* BEGIN *
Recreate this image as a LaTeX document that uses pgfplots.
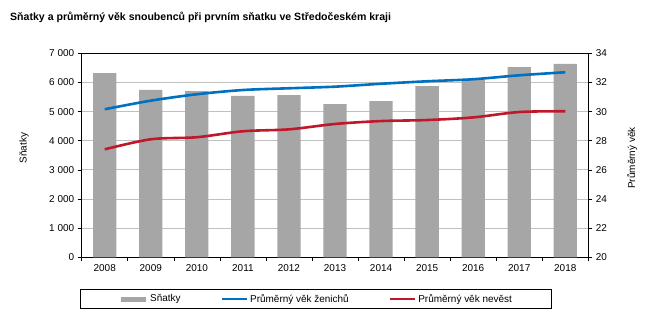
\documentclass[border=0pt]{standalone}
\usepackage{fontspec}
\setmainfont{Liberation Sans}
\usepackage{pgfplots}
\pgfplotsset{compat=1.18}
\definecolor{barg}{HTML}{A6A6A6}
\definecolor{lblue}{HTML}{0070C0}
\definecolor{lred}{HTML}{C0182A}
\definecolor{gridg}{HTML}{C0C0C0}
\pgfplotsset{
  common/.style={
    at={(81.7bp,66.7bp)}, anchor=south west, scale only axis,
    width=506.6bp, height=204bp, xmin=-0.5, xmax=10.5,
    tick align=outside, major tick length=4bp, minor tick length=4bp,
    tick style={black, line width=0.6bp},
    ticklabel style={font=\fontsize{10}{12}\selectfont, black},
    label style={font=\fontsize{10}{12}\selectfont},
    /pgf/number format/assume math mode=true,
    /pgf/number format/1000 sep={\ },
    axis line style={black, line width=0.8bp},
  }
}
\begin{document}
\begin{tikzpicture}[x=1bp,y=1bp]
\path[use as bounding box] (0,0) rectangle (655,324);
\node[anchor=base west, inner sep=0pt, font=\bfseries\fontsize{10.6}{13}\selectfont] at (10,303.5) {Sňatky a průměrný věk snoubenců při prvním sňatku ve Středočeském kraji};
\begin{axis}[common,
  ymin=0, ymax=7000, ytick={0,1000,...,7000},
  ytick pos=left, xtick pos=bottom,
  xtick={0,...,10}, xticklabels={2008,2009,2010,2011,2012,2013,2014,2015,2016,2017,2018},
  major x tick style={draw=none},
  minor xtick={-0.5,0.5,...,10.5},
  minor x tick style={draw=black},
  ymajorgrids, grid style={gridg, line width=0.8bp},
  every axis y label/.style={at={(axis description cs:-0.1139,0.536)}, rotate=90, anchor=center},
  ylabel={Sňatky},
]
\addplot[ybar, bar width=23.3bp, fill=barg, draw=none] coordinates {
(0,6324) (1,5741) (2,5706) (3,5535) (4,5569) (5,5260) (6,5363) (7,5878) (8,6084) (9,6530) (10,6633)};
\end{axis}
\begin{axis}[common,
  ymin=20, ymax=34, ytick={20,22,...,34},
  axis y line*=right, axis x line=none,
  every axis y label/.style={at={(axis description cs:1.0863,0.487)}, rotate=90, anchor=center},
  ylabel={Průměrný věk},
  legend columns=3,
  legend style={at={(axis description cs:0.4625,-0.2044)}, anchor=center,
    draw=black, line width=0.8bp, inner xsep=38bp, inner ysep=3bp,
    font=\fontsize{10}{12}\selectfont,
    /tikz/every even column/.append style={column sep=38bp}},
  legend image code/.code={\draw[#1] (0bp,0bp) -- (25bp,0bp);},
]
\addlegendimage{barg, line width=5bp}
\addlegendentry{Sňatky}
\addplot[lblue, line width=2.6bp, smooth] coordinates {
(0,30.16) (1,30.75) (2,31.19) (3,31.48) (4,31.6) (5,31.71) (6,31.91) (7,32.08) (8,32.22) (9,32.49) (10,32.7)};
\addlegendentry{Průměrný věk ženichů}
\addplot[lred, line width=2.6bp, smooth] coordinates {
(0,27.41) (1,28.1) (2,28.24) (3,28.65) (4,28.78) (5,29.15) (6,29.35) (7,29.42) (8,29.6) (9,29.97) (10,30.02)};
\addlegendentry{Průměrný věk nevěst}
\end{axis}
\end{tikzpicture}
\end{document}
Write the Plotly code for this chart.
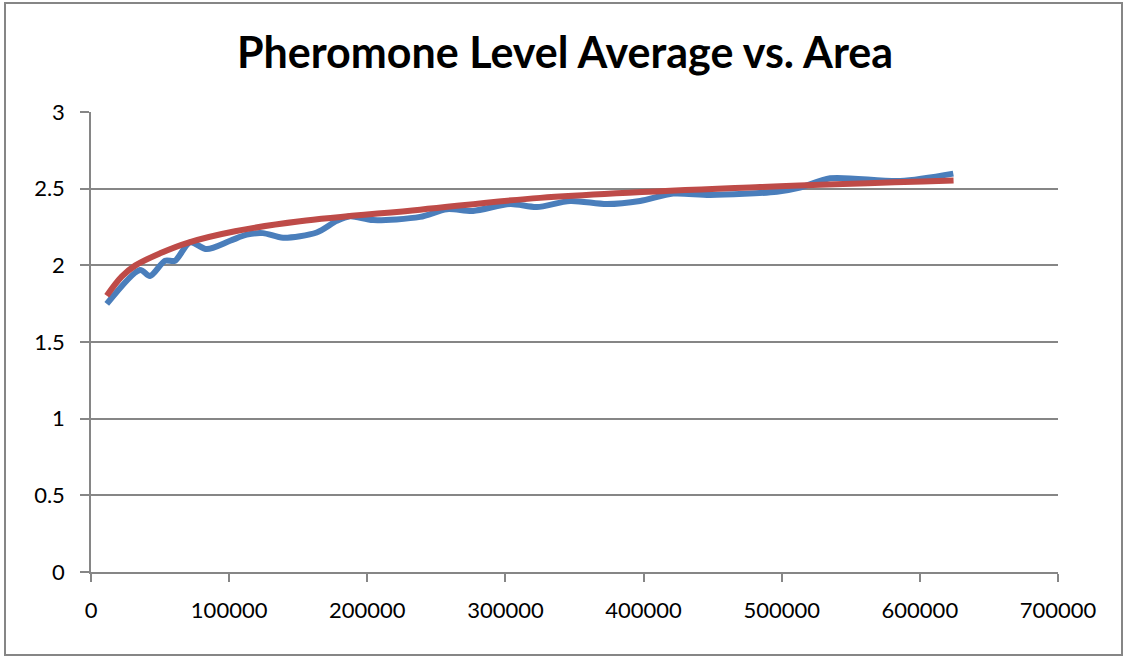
* END *
[YOUR OBJECTIVE] Return the records exactly. Don't carry the pictures over.

[ANSWER IN FULL]
Recreate this image as a LaTeX document that uses pgfplots.
\documentclass[border=0pt]{standalone}
\usepackage{fontspec}
\setmainfont{Liberation Sans}
\usepackage{pgfplots}
\pgfplotsset{compat=1.18}
\definecolor{barg}{HTML}{A6A6A6}
\definecolor{lblue}{HTML}{0070C0}
\definecolor{lred}{HTML}{C0182A}
\definecolor{gridg}{HTML}{C0C0C0}
\pgfplotsset{
  common/.style={
    at={(81.7bp,66.7bp)}, anchor=south west, scale only axis,
    width=506.6bp, height=204bp, xmin=-0.5, xmax=10.5,
    tick align=outside, major tick length=4bp, minor tick length=4bp,
    tick style={black, line width=0.6bp},
    ticklabel style={font=\fontsize{10}{12}\selectfont, black},
    label style={font=\fontsize{10}{12}\selectfont},
    /pgf/number format/assume math mode=true,
    /pgf/number format/1000 sep={\ },
    axis line style={black, line width=0.8bp},
  }
}
\begin{document}
\begin{tikzpicture}[x=1bp,y=1bp]
\path[use as bounding box] (0,0) rectangle (655,324);
\node[anchor=base west, inner sep=0pt, font=\bfseries\fontsize{10.6}{13}\selectfont] at (10,303.5) {Sňatky a průměrný věk snoubenců při prvním sňatku ve Středočeském kraji};
\begin{axis}[common,
  ymin=0, ymax=7000, ytick={0,1000,...,7000},
  ytick pos=left, xtick pos=bottom,
  xtick={0,...,10}, xticklabels={2008,2009,2010,2011,2012,2013,2014,2015,2016,2017,2018},
  major x tick style={draw=none},
  minor xtick={-0.5,0.5,...,10.5},
  minor x tick style={draw=black},
  ymajorgrids, grid style={gridg, line width=0.8bp},
  every axis y label/.style={at={(axis description cs:-0.1139,0.536)}, rotate=90, anchor=center},
  ylabel={Sňatky},
]
\addplot[ybar, bar width=23.3bp, fill=barg, draw=none] coordinates {
(0,6324) (1,5741) (2,5706) (3,5535) (4,5569) (5,5260) (6,5363) (7,5878) (8,6084) (9,6530) (10,6633)};
\end{axis}
\begin{axis}[common,
  ymin=20, ymax=34, ytick={20,22,...,34},
  axis y line*=right, axis x line=none,
  every axis y label/.style={at={(axis description cs:1.0863,0.487)}, rotate=90, anchor=center},
  ylabel={Průměrný věk},
  legend columns=3,
  legend style={at={(axis description cs:0.4625,-0.2044)}, anchor=center,
    draw=black, line width=0.8bp, inner xsep=38bp, inner ysep=3bp,
    font=\fontsize{10}{12}\selectfont,
    /tikz/every even column/.append style={column sep=38bp}},
  legend image code/.code={\draw[#1] (0bp,0bp) -- (25bp,0bp);},
]
\addlegendimage{barg, line width=5bp}
\addlegendentry{Sňatky}
\addplot[lblue, line width=2.6bp, smooth] coordinates {
(0,30.16) (1,30.75) (2,31.19) (3,31.48) (4,31.6) (5,31.71) (6,31.91) (7,32.08) (8,32.22) (9,32.49) (10,32.7)};
\addlegendentry{Průměrný věk ženichů}
\addplot[lred, line width=2.6bp, smooth] coordinates {
(0,27.41) (1,28.1) (2,28.24) (3,28.65) (4,28.78) (5,29.15) (6,29.35) (7,29.42) (8,29.6) (9,29.97) (10,30.02)};
\addlegendentry{Průměrný věk nevěst}
\end{axis}
\end{tikzpicture}
\end{document}
Write the Plotly code for this chart.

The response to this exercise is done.